Retailers Predict Big Week For Michael Jackson's Invincible

First-day sales of long-delayed album are strong, they report.

Despite all the naysayers, Michael Jackson's Invincible may provide the superstar with a comeback after all, though not as huge as he might have liked.

Five national retail chains said Wednesday (October 31) that based on first-day sales of the album, first-week totals weren't as simple or easy to project as with obvious blockbusters like 'NSYNC's Celebrity. But Invincible, released Tuesday, does seem to be on course to debut at #1, retailers said.

Before the numbers started coming in, retailers predicted the self-designated King of Pop would run neck-and-neck with pop heirs to the throne the Backstreet Boys, whose The Hits — Chapter One also came out Tuesday.

But Jackson's main contenders appear to be new releases from Lenny Kravitz (Lenny) and Enrique Iglesias (Escape) as well DMX's current chart-topper, The Great Depression. At Best Buy, for example, Jackson is outselling the new releases, but he's not holding his own against DMX. At Tower, DMX isn't nipping at Jackson's heels as much as Iglesias is. And at Virgin, it's Kravitz that's coming in strong, just after Jacko.

"Michael performed pretty well yesterday," said Dave Alder, senior vice president of product and marketing at Virgin Entertainment Group. "Invincible was a little slow at midnight, but then it picked up, outselling Lenny, Enrique and Backstreet three to one, not combined. He's got a good start. But Lenny is his biggest contender.

"The question with Michael is whether the album will successfully endure the holiday season and keep the level running," he continued. "You've obviously got a loyal fanbase. But there are some strong titles coming up, from Pink Floyd to Faith Evans to Britney Spears, and everything will shift and change. This is obviously a telling season, and it's been a difficult year for music retail. ... The next three weeks will define what happens for the holiday."

For now, though, Jackson remains "the biggest sales story of the week," according to Bob Bell, senior pop/rock music buyer for the Wherehouse Music chain. "It looks like Enrique, Jermaine Dupri, Lenny Kravitz and the Backstreet Boys will all debut in the top 10," Bell said, "but the clear-away winner of the week is Michael Jackson. It will be our #1 record. And falling after that will be Enrique, Jermaine, Lenny and Backstreet, in that order. All the people doubting Michael Jackson will hopefully be proved wrong with this one. The numbers speak for themselves."

Bell predicted that by week's end, Jackson will pull in 300,000 in total first-week sales. Other chains were less eager to predict a national number, though Tower spokesperson Sara Hanson did estimate that Invincible should pull in 25,000 for that chain alone. Most, like Best Buy spokesperson Donna Beadle, echoed a general prediction of mid-to-high numbers for Jackson, saying that so far, "Michael Jackson has exceeded our expectations."
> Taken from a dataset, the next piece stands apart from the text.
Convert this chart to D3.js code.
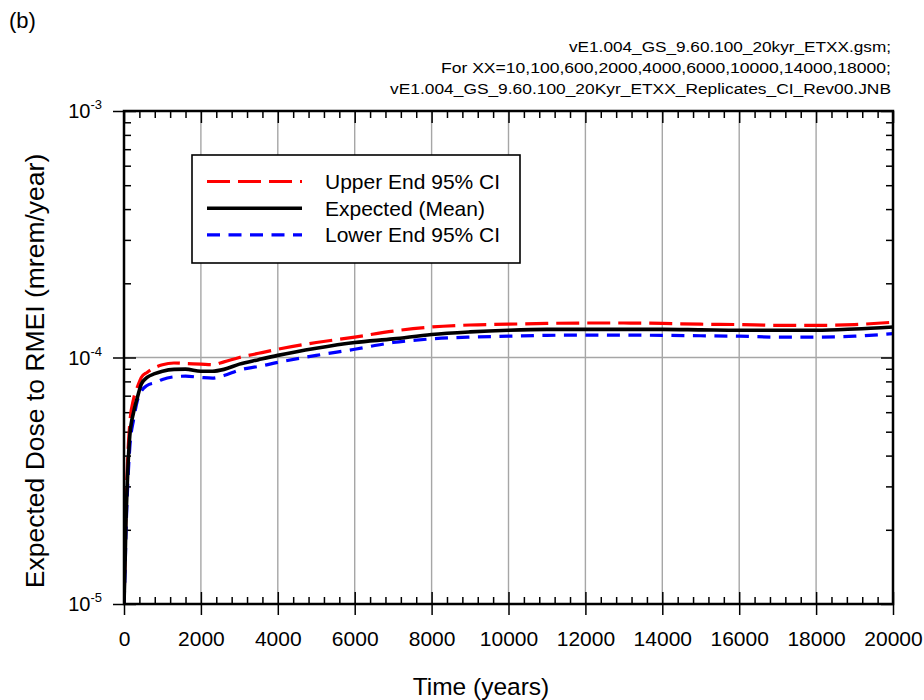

But what were those expectations based upon? Jackson's hiatus and reclusive nature, which may have stoked the flames of anticipation? The hype about Invincible, which Epic Records Group President Polly Anthony called a "global smash" two months before its release? Or was it simply that the long-delayed, much-revised record, because it reportedly cost more than $30 million to make, was poised to become either the biggest hit or flop of the year, prompting speculation and debate before anyone actually heard it?

"Consider the anticipation for this record," Tower's Hanson said, "and compare that to when Dangerous came out. Obviously, it was a different time, retail was very strong, and the Internet wasn't apparent. But Dangerous did very well with that, and the excitement was very big. Dangerous did do slightly better for us on its first day out, but we're talking about not even a 10 percent difference. And the anticipation right now is very high. The timeliness of it, especially. People are looking for icons now."

At Sam Goody, Invincible is selling better than Jackson's last studio album of all new material, 1991's Dangerous. Still, Invincible's sales figures — which they wouldn't disclose for competitive reasons — don't come close to how well DMX did, Sam Goody spokesperson Dawn Bryant said.

As for once-contenders the Backstreet Boys, their latest offering is seeing a big drop compared to how their last release, Black & Blue, did out of the gate. At Tower alone, The Hits — Chapter One is selling one-eighth of what Black & Blue did on its first day out. "That's a large difference," Hanson said. "I'm not sure what that says about the album itself or what fans are anticipating, but it didn't do so well."